Morto Faurisson negazionista francese della Shoah

Matteo Sacchi

È morto Robert Faurisson, uno degli studiosi più contestati della Shoah. Nato nel 1929 a Shepperton, Gran Bretagna, da padre francese e madre scozzese, Faurisson si è laureato in lettere nel 1972 alla Sorbona di Parigi. Dopo la laurea ha insegnato all'Università di Lione 2 dal 1974 al 1990; pubblicando, a livello accademico, esclusivamente saggi a tema letterario.

La sua, criticatissima, attività di ricerca sul sistema concentrazionario tedesco si è sviluppata parallelamente. Faurisson iniziò a occuparsi della Shoah dopo la lettura nel 1960 di un articolo dello storico tedesco Martin Broszat, futuro direttore dell'Institut für Zeitgeschichte di Monaco di Baviera, nel quale si affermava (erroneamente) che nel territorio del vecchio Reich tedesco non erano state costruite camere a gas, che secondo Broszat sarebbero state costruite solo nei territori occupati. Faurisson contattò anche Paul Rassinier (1906-1967), membro del partito socialista francese incarcerato nei campi di concentramento tedeschi il quale, pur non negandone le atrocità, ridimensionava di molto il numero delle vittime e negava esistesse un piano preciso di sterminio degli ebrei. Nel 1978 scrisse l'articolo Le problème des chambres à gaz in cui mise in dubbio per la prima volta l'esistenza delle camere a gas. Non trovando testate disponibili, Faurisson pubblicò l'articolo sulla rivista Défense de l'Occident, di proprietà di Maurice Bardèche. Lo stesso testo fu poi ripubblicato su Le Monde il 29 dicembre 1978, accompagnato da un commento, durissimo, di Georges Wellers (storico sopravvissuto al genocidio dopo essere passato da Auschwitz e Buchenwald). Nell'articolo Faurisson sollecitava gli storici ad aprire un dibattito sul tema, e invitava a presentare prove incontrovertibili dell'esistenza delle camere e del loro funzionamento. Venne presto accontentato: il 21 febbraio 1979 Le Monde pubblicò la dichiarazione di 34 storici, redatta da Pierre Vidal-Naquet e Léon Poliakov, in cui si rispondeva a Faurisson che le numerose testimonianze raccolte, fra le quali le confessioni dei tedeschi stessi, rendevano impossibile dubitare della realtà dello sterminio.

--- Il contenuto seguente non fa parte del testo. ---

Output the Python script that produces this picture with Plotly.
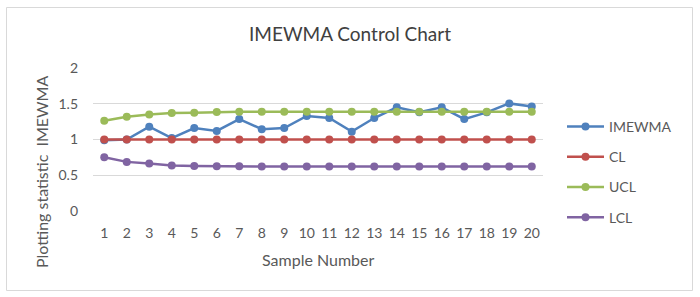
import plotly.graph_objects as go

samples = list(range(1, 21))
imewma = [0.99, 1.00, 1.18, 1.02, 1.16, 1.12, 1.285, 1.145, 1.16, 1.33,
          1.30, 1.11, 1.30, 1.45, 1.38, 1.45, 1.285, 1.38, 1.505, 1.46]
cl = [1.0] * 20
ucl = [1.262, 1.318, 1.35, 1.369, 1.374, 1.383, 1.388, 1.388, 1.388, 1.388,
       1.388, 1.388, 1.388, 1.388, 1.388, 1.388, 1.388, 1.388, 1.388, 1.388]
lcl = [0.752, 0.687, 0.664, 0.636, 0.630, 0.626, 0.625, 0.621, 0.621, 0.621,
       0.621, 0.621, 0.621, 0.621, 0.621, 0.621, 0.621, 0.621, 0.621, 0.621]
y_ticks = [0, 0.5, 1, 1.5, 2]
y_tick_labels = ["0", "0.5", "1", "1.5", "2"]

series = [("IMEWMA", imewma, "#4F81BD"), ("CL", cl, "#C0504D"),
          ("UCL", ucl, "#9BBB59"), ("LCL", lcl, "#8064A2")]

fig = go.Figure()
for name, vals, col in series:
    fig.add_trace(go.Scatter(
        x=samples, y=vals, name=name, mode="lines+markers",
        line=dict(color=col, width=2.5),
        marker=dict(color=col, size=8),
        legendgroup=name,
    ))

font = "Lato, 'Open Sans', sans-serif"
L, R, T, B = 93, 157, 68, 86
W, H = 700, 297
pw, ph = W - L - R, H - T - B

def px(xp):
    return (xp - L) / pw

def py(yp):
    return (H - B - yp) / ph

fig.update_layout(
    width=W, height=H,
    margin=dict(l=L, r=R, t=T, b=B),
    paper_bgcolor="white", plot_bgcolor="white",
    font=dict(family=font, color="#595959", size=14),
    title=dict(text="IMEWMA Control Chart", x=0.5, xref="container",
               y=1 - 34 / H, yref="container", xanchor="center", yanchor="middle",
               font=dict(size=19, color="#404040", family=font)),
    xaxis=dict(range=[0.5, 20.5], tickmode="array", tickvals=samples,
               ticktext=[str(s) for s in samples], showgrid=False,
               zeroline=False, showline=False, ticks="", ticklabelstandoff=12,
               tickfont=dict(size=14, color="#595959")),
    yaxis=dict(range=[0, 2], tickmode="array", tickvals=y_ticks, ticktext=y_tick_labels,
               showgrid=True, gridcolor="#D9D9D9", gridwidth=1, zeroline=False,
               showline=False, ticks="", ticklabelstandoff=14,
               tickfont=dict(size=14, color="#595959")),
    legend=dict(x=px(562), y=py(111), xanchor="left", yanchor="top",
                font=dict(size=14, color="#595959"), tracegroupgap=9,
                itemwidth=37, bgcolor="rgba(0,0,0,0)"),
    shapes=[dict(type="rect", xref="paper", yref="paper",
                 x0=px(6.5), x1=px(692.5), y0=py(290.5), y1=py(7.5),
                 line=dict(color="#D9D9D9", width=1), fillcolor="rgba(0,0,0,0)",
                 layer="below")],
    annotations=[
        dict(text="Sample Number", xref="paper", yref="paper", x=px(318), y=py(259),
             xanchor="center", yanchor="middle", showarrow=False,
             font=dict(size=16, color="#595959")),
        dict(text="Plotting statistic  IMEWMA", xref="paper", yref="paper", x=px(41), y=py(172),
             xanchor="center", yanchor="middle", showarrow=False, textangle=-90,
             font=dict(size=16, color="#595959")),
    ],
)

fig.write_html("out.html", config={"displayModeBar": False},
               post_script="document.body.style.margin='0';document.body.style.overflow='hidden';")
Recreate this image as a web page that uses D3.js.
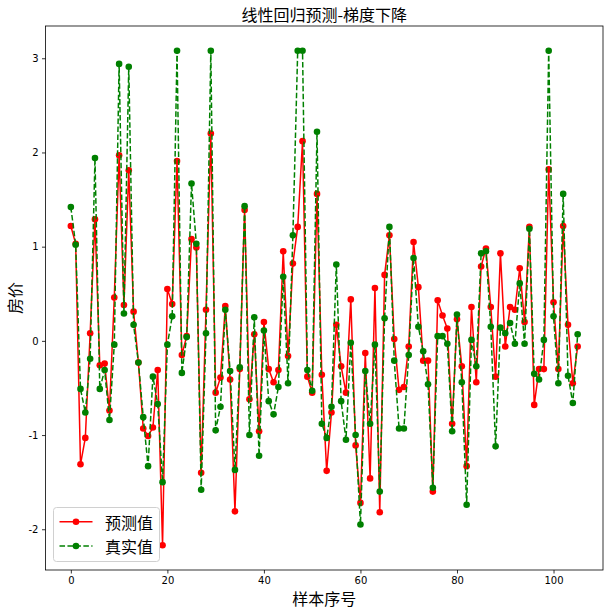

Nel 1980 Noam Chomsky, sebbene contrario alle tesi negazioniste, curò la prefazione di Mémoire en défense di Faurisson, sostenendo il principio della libertà di espressione. Principio sacrosanto, a poco sono servite le condanne penali di Faurisson, ma che non cambia il fatto che le prove del genocidio siano schiaccianti.